Job: Copy out all lines carrying the word "this".

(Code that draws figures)
___
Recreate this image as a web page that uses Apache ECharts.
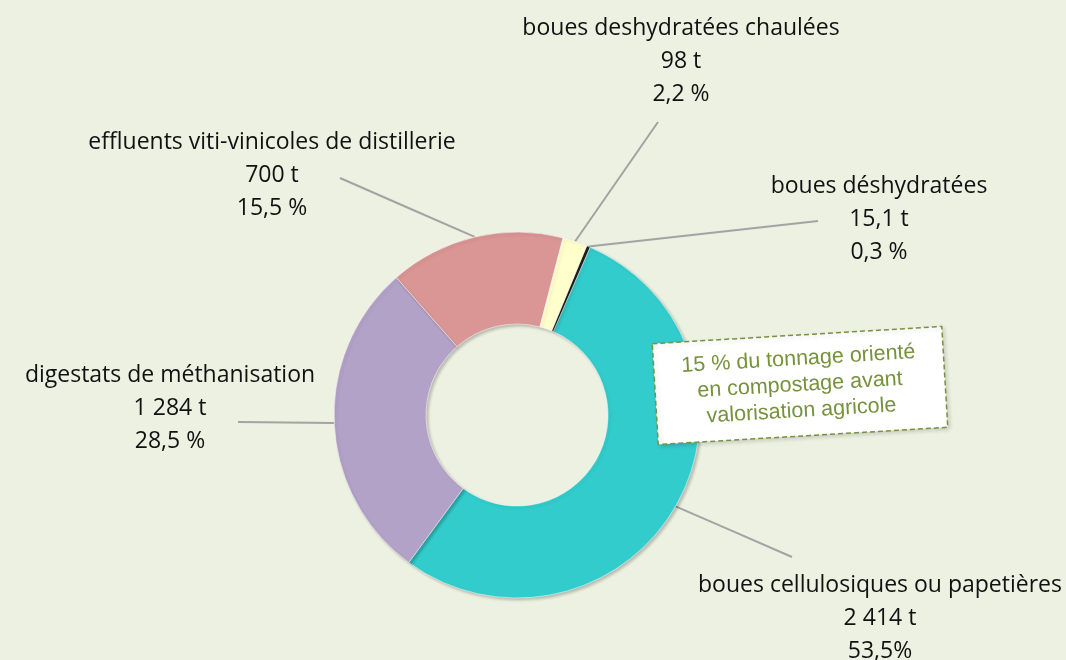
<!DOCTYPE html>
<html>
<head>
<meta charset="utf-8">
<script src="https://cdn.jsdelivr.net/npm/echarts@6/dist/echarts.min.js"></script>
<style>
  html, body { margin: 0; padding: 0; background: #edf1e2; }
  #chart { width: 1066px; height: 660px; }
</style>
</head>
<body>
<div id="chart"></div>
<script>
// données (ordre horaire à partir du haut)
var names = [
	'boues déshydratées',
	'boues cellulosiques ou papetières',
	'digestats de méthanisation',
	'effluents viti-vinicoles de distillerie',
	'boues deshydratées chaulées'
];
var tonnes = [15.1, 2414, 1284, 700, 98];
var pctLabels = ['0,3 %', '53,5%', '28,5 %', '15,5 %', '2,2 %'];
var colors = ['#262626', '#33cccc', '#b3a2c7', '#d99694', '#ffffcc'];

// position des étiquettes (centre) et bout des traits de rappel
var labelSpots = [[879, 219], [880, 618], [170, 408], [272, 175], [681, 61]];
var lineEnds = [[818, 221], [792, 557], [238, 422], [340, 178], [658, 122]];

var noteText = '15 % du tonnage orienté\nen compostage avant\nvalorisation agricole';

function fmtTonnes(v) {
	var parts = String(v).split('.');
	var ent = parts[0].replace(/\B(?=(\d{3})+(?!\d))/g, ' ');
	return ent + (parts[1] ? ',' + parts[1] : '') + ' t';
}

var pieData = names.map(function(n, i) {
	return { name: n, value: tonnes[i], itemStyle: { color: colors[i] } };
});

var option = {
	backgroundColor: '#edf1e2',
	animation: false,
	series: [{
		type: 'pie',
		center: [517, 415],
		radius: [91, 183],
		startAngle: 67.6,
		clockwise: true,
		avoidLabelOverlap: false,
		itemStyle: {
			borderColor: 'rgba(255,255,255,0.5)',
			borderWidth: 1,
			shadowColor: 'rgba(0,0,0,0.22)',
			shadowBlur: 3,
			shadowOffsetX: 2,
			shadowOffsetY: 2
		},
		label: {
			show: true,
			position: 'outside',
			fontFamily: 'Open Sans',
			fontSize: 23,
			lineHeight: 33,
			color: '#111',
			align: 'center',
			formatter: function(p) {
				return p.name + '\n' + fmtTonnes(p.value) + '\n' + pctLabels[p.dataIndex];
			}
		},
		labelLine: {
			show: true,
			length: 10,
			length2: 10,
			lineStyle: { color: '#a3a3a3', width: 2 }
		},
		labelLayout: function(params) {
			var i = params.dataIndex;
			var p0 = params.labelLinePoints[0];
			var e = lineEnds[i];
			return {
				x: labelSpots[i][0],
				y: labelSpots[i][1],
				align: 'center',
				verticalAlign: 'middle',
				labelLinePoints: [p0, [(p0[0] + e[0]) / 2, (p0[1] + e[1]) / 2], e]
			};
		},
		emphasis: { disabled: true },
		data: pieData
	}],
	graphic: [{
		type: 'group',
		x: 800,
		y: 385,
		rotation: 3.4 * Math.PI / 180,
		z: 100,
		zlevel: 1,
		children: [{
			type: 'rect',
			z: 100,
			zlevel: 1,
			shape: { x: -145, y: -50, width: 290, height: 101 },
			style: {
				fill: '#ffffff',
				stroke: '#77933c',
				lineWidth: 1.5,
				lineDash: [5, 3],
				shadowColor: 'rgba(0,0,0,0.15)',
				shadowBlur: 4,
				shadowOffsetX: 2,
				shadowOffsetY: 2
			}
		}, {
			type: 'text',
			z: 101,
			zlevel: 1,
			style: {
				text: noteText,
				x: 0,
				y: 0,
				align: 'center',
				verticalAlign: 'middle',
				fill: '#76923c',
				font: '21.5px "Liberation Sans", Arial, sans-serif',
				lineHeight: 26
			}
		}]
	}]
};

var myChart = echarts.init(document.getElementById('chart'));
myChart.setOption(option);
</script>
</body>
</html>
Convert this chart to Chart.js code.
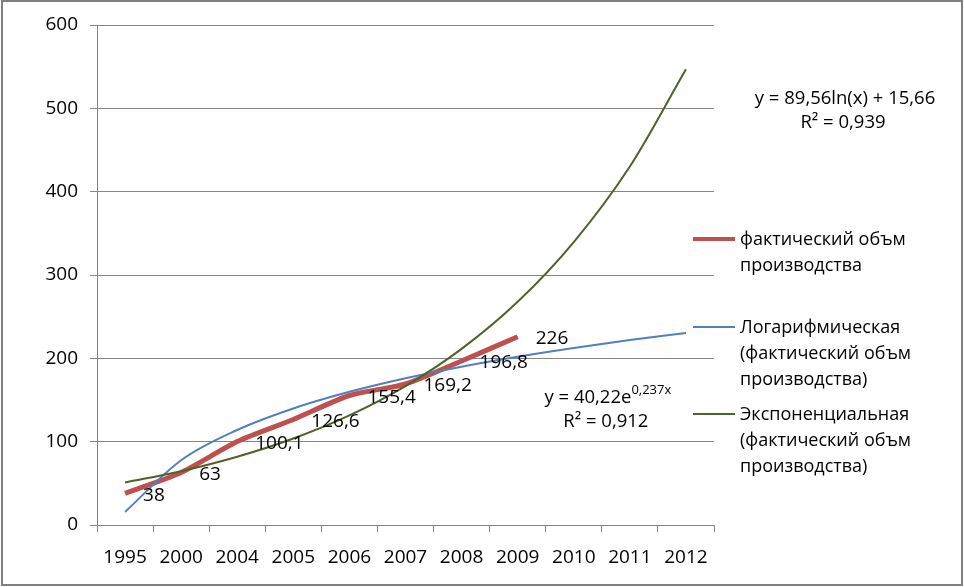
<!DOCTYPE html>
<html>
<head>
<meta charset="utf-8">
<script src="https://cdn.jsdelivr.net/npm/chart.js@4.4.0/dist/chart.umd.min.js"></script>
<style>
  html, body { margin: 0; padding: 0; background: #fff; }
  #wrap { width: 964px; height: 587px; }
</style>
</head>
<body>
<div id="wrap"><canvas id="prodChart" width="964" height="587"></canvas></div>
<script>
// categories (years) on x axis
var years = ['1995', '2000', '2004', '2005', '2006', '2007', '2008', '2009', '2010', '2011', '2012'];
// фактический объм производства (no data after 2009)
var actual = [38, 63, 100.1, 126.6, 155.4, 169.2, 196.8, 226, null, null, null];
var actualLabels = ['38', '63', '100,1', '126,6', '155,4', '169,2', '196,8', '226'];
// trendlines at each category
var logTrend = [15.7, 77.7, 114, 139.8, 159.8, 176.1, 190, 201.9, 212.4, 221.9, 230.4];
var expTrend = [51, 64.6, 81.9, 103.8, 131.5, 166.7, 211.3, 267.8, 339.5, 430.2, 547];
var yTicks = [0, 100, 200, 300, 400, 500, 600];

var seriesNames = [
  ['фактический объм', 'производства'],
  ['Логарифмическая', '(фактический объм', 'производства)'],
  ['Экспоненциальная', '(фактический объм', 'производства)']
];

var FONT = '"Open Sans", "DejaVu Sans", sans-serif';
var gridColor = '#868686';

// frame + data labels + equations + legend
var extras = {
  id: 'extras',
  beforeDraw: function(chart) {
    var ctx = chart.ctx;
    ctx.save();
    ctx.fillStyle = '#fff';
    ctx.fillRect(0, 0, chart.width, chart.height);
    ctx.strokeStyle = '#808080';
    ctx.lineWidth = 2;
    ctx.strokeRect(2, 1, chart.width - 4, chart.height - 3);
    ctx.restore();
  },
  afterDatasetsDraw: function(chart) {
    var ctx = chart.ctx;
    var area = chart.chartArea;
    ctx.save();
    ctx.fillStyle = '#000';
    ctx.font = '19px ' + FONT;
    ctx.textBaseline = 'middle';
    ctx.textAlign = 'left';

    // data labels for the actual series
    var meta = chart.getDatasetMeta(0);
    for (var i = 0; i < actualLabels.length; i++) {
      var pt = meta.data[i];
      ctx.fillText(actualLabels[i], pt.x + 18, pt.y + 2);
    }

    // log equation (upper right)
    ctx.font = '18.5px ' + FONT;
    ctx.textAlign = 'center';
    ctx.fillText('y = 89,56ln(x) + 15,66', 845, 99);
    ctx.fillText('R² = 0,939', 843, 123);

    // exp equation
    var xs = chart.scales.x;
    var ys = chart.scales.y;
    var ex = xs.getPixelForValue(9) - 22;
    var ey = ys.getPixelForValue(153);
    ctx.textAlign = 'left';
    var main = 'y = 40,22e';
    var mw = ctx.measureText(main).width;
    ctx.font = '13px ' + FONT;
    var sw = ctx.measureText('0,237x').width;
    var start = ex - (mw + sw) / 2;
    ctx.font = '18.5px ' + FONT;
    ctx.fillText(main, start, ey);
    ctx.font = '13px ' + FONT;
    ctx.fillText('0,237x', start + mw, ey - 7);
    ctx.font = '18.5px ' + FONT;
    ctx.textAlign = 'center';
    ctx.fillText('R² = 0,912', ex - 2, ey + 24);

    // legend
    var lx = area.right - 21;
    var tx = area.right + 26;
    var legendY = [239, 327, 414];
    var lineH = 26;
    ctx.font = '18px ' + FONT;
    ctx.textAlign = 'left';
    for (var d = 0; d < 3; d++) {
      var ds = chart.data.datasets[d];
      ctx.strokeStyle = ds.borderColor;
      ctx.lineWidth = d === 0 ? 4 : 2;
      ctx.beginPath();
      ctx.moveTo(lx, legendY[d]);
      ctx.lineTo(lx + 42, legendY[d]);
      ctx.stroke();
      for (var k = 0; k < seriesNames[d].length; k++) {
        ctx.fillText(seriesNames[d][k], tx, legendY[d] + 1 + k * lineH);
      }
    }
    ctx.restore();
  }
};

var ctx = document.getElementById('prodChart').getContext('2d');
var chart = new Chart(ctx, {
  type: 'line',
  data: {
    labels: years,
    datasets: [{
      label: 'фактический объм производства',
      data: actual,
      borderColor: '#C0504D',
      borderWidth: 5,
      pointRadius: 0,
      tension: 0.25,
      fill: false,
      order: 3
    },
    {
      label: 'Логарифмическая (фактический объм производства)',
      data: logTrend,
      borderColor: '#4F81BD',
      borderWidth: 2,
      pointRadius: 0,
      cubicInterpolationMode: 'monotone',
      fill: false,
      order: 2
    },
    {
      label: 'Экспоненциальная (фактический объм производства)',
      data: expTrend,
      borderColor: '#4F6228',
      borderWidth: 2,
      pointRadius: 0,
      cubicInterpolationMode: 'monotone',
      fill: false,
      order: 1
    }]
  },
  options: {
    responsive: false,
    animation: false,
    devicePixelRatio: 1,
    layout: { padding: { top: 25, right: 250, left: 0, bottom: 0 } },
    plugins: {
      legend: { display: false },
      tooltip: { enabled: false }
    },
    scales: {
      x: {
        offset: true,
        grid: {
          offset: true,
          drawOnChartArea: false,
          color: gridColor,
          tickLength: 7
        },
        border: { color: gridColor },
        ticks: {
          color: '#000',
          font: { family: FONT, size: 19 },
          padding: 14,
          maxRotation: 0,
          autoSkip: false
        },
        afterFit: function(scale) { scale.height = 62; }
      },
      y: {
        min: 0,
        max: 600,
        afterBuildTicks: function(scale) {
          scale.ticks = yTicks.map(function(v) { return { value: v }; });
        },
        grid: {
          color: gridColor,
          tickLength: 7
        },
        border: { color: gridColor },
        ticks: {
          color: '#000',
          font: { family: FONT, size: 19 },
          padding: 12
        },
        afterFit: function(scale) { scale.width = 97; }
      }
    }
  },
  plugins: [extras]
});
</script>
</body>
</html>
___
Task result:
Recreate this image as a web page that uses Apache ECharts.
Convert this chart to Chart.js code.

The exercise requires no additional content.